Rather than meaningfully exploring these inconsistencies on tape, the detectives treated the confession as essentially corroborative. This suggests they were more interested in securing a conviction than in investigating the truth.

Summary: The Primary Failures

The Florida Supreme Court ultimately accepted that Rigterink went voluntarily and that the recorded statement was voluntary. However, it also explicitly found that he was in custody for Miranda purposes during most of the session—meaning the detectives were wrong to treat early questioning as non-custodial.

The primary "messed up" areas, as visible in the appellate record, are:

Using a Marginal Miranda Script

The warning didn't clearly convey the right to counsel during questioning.
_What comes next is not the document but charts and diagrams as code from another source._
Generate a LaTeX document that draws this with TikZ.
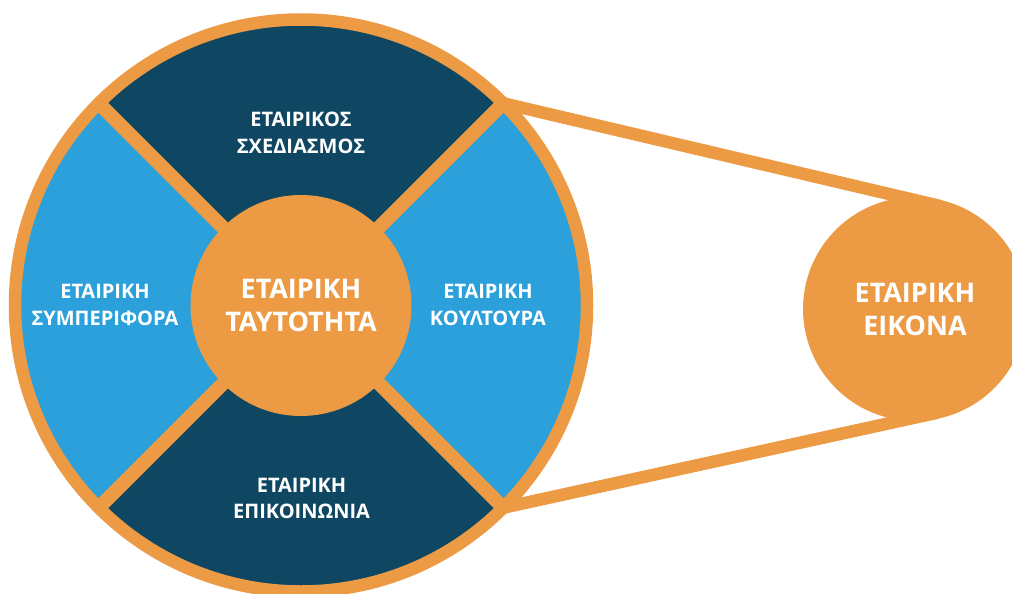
\documentclass[tikz,border=0pt]{standalone}
\usepackage{fontspec}
\setmainfont{Open Sans}
\usetikzlibrary{calc}
\definecolor{ringorange}{HTML}{EC9A44}
\definecolor{navy}{HTML}{0F4763}
\definecolor{skyblue}{HTML}{2BA0DB}

\begin{document}
\begin{tikzpicture}[x=1pt,y=-1pt,
  seglabel/.style={text=white, align=center, inner sep=0pt,
    font=\bfseries\fontsize{20}{26.5}\selectfont},
  biglabel/.style={text=white, align=center,
    font=\bfseries\fontsize{27}{33}\selectfont},
  divider/.style={draw=ringorange, line width=14pt},
  belt/.style={draw=ringorange, line width=12.5pt}]
\useasboundingbox (0,0) rectangle (1012,594);
\clip (0,0) rectangle (1012,594);

% centre of the wheel and the ends of its two diagonals
\def\R{286}
\coordinate (c) at (301,305.5);
\coordinate (ul) at ($(c)+(-202.2,-202.2)$);
\coordinate (ur) at ($(c)+(202.2,-202.2)$);
\coordinate (ll) at ($(c)+(-202.2,202.2)$);
\coordinate (lr) at ($(c)+(202.2,202.2)$);

% four quadrants: light blue left/right, navy top/bottom
\fill[skyblue] (c) circle (\R);
\begin{scope}
  \clip (c) circle (\R);
  \fill[navy] (c) -- ($(c)+(-400,-400)$) -- ($(c)+(400,-400)$) -- cycle;
  \fill[navy] (c) -- ($(c)+(-400,400)$) -- ($(c)+(400,400)$) -- cycle;
\end{scope}

% diagonal dividers and outer rim
\draw[divider] (ul) -- (lr);
\draw[divider] (ll) -- (ur);
\draw[ringorange, line width=12.5pt] (c) circle (\R);

% belt running to the image circle (tangent points)
\coordinate (tu) at (939.2,205.8);
\coordinate (tl) at (937.7,412.6);
\draw[belt] (ur) -- (tu);
\draw[belt] (lr) -- (tl);

% hub and image circle
\node[circle, fill=ringorange, minimum size=221pt, inner sep=0pt, biglabel]
  (hub) at (c) {ΕΤΑΙΡΙΚΗ\\ΤΑΥΤΟΤΗΤΑ};
\node[circle, fill=ringorange, minimum size=224pt, inner sep=0pt, biglabel]
  (image) at (915,309) {ΕΤΑΙΡΙΚΗ\\ΕΙΚΟΝΑ};

% quadrant labels
\node[seglabel] (plan)  at (301,132.8) {ΕΤΑΙΡΙΚΟΣ\\ΣΧΕΔΙΑΣΜΟΣ};
\node[seglabel] (behav) at (105,305)   {ΕΤΑΙΡΙΚΗ\\ΣΥΜΠΕΡΙΦΟΡΑ};
\node[seglabel] (cult)  at (488,305)   {ΕΤΑΙΡΙΚΗ\\ΚΟΥΛΤΟΥΡΑ};
\node[seglabel] (comm)  at (301.6,498.5) {ΕΤΑΙΡΙΚΗ\\ΕΠΙΚΟΙΝΩΝΙΑ};
\end{tikzpicture}
\end{document}
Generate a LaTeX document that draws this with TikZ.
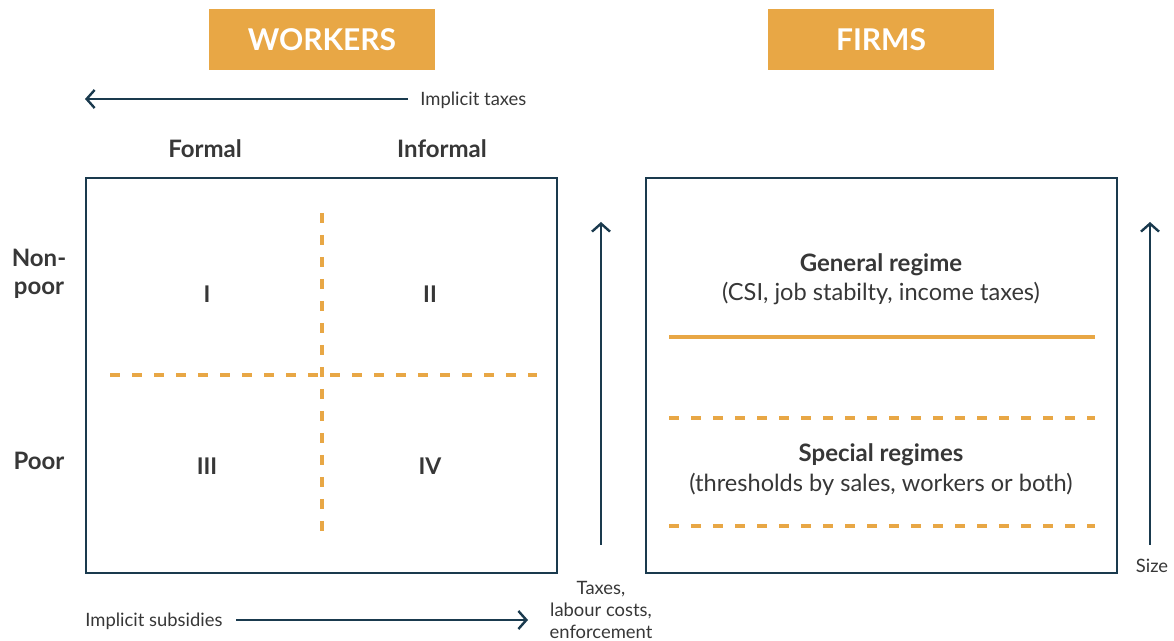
\documentclass[tikz,border=0pt]{standalone}
\usepackage{fontspec}
\setmainfont{Lato}
\usepackage{tikz}
\usetikzlibrary{arrows.meta, positioning}
\definecolor{myorange}{RGB}{232,167,69}
\definecolor{mynavy}{RGB}{26,58,78}
\definecolor{mytext}{RGB}{55,55,55}
\tikzset{
  header/.style={rectangle, fill=myorange, minimum width=113pt, minimum height=30.5pt,
    font=\fontsize{15}{18}\selectfont\bfseries, text=white},
  frame/.style={draw=mynavy, line width=1.3pt},
  colhead/.style={font=\fontsize{12}{14}\selectfont\bfseries, text=mytext},
  quad/.style={font=\fontsize{11.5}{13}\selectfont\bfseries, text=mytext},
  regtitle/.style={font=\fontsize{12}{14}\selectfont\bfseries, text=mytext},
  regsub/.style={font=\fontsize{11.8}{14}\selectfont, text=mytext},
  small/.style={font=\fontsize{9.2}{11}\selectfont, text=mytext, inner sep=0pt},
  arrow/.style={-{Straight Barb[length=4pt, width=9pt, line width=1.2pt]}, line width=1.2pt, color=mynavy},
  splitline/.style={line width=2pt, color=myorange, dash pattern=on 5pt off 6pt},
  solidline/.style={line width=2pt, color=myorange}
}
\begin{document}
\begin{tikzpicture}[x=0.5pt, y=-0.5pt]
  \useasboundingbox (0,0) rectangle (1174,641);

  % Headers
  \node[header] (workers) at (322,39.5) {WORKERS};
  \node[header] (firms) at (881,39.5) {FIRMS};

  % Implicit taxes (pointing to formal)
  \node[small, anchor=west] (taxlbl) at (420,100) {Implicit taxes};
  \coordinate (taxL) at (85,99);
  \coordinate (taxR) at (408,99);
  \draw[arrow] (taxR) -- (taxL);

  % Column headings
  \node[colhead] (formal) at (205,149) {Formal};
  \node[colhead] (informal) at (442,149) {Informal};

  % Workers box
  \draw[frame] (86,178) rectangle (557,573);
  \draw[splitline] (322,213) -- (322,542);
  \draw[splitline] (110,375) -- (537,375);

  % Quadrants
  \foreach \x/\y/\lab/\nm in {207/294/I/qone, 430/294/II/qtwo, 207/466/III/qthree, 430/466/IV/qfour} {
    \node[quad] (\nm) at (\x,\y) {\lab};
  }

  % Row headings
  \node[colhead, align=center] (nonpoor) at (39,274) {Non-\\poor};
  \node[colhead] (poor) at (39,461) {Poor};

  % Taxes arrow (up)
  \coordinate (taxB) at (601,545);
  \coordinate (taxT) at (601,222);
  \draw[arrow] (taxB) -- (taxT);
  \node[small, align=center, font=\fontsize{9.2}{11.2}\selectfont] (taxes) at (601,610)
    {Taxes,\\labour costs,\\enforcement};

  % Implicit subsidies (pointing to informal)
  \node[small, anchor=west] (sublbl) at (85,621) {Implicit subsidies};
  \coordinate (subL) at (236,620);
  \coordinate (subR) at (528,620);
  \draw[arrow] (subL) -- (subR);

  % Firms box
  \draw[frame] (646,178) rectangle (1117,573);
  \node[regtitle] (general) at (881,265) {General regime};
  \node[regsub] (generalsub) at (881,294) {(CSI, job stabilty, income taxes)};
  \draw[solidline] (669,337) -- (1095,337);
  \draw[splitline] (669,418) -- (1095,418);
  \node[regtitle] (special) at (881,455) {Special regimes};
  \node[regsub] (specialsub) at (881,484) {(thresholds by sales, workers or both)};
  \draw[splitline] (669,526) -- (1095,526);

  % Size arrow
  \coordinate (sizeB) at (1150,545);
  \coordinate (sizeT) at (1150,222);
  \draw[arrow] (sizeB) -- (sizeT);
  \node[small] (size) at (1152,566) {Size};
\end{tikzpicture}
\end{document}
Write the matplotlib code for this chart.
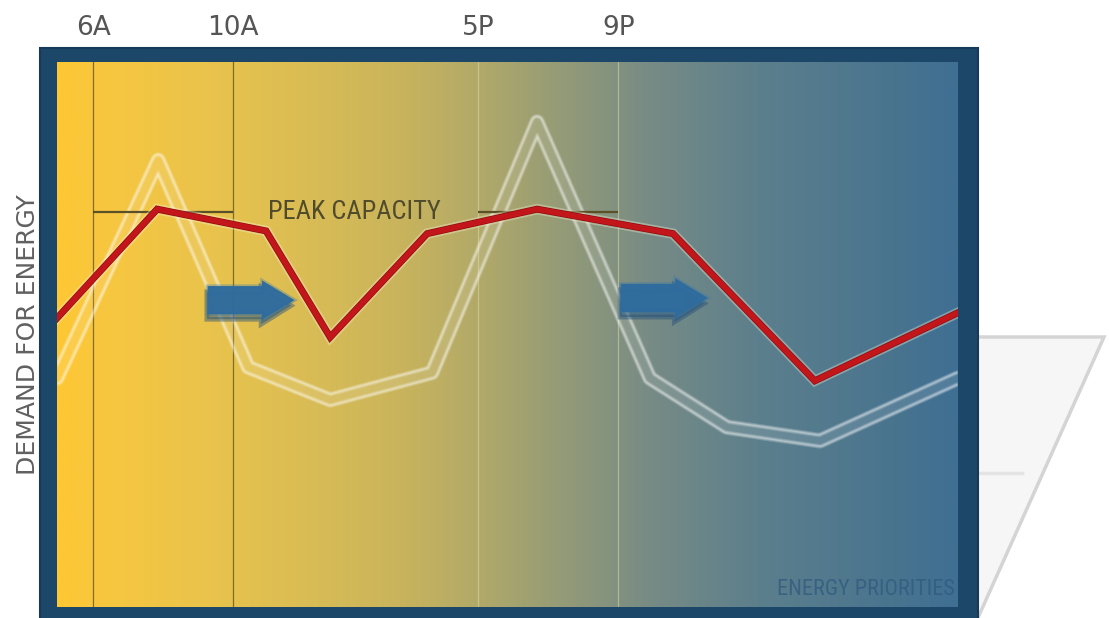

This was significant enough to temporarily overturn the conviction.

Long, Unrecorded Custodial Interrogation

3.5 hours of questioning without warnings, with only Connolly's testimony to reconstruct what happened. This created vulnerability to coercion claims and made accuracy impossible to verify.

Relying on One Detective's Testimony

The entire unrecorded phase depends on Connolly's account. There's no independent verification of what was said, how it was said, or whether it was voluntary.

Not Thoroughly Pursuing Alternate Suspects

Mullins and other drug-world suspects were quickly eliminated without proper investigation or photo spreads. This shows tunnel vision and a prematurely closed investigation.

These failures don't constitute obvious misconduct, but they operate in a gray zone where procedures are marginal, pressure tactics are applied, and alternative theories are ignored. This is why the case was temporarily overturned and why it remains vulnerable to appellate challenge.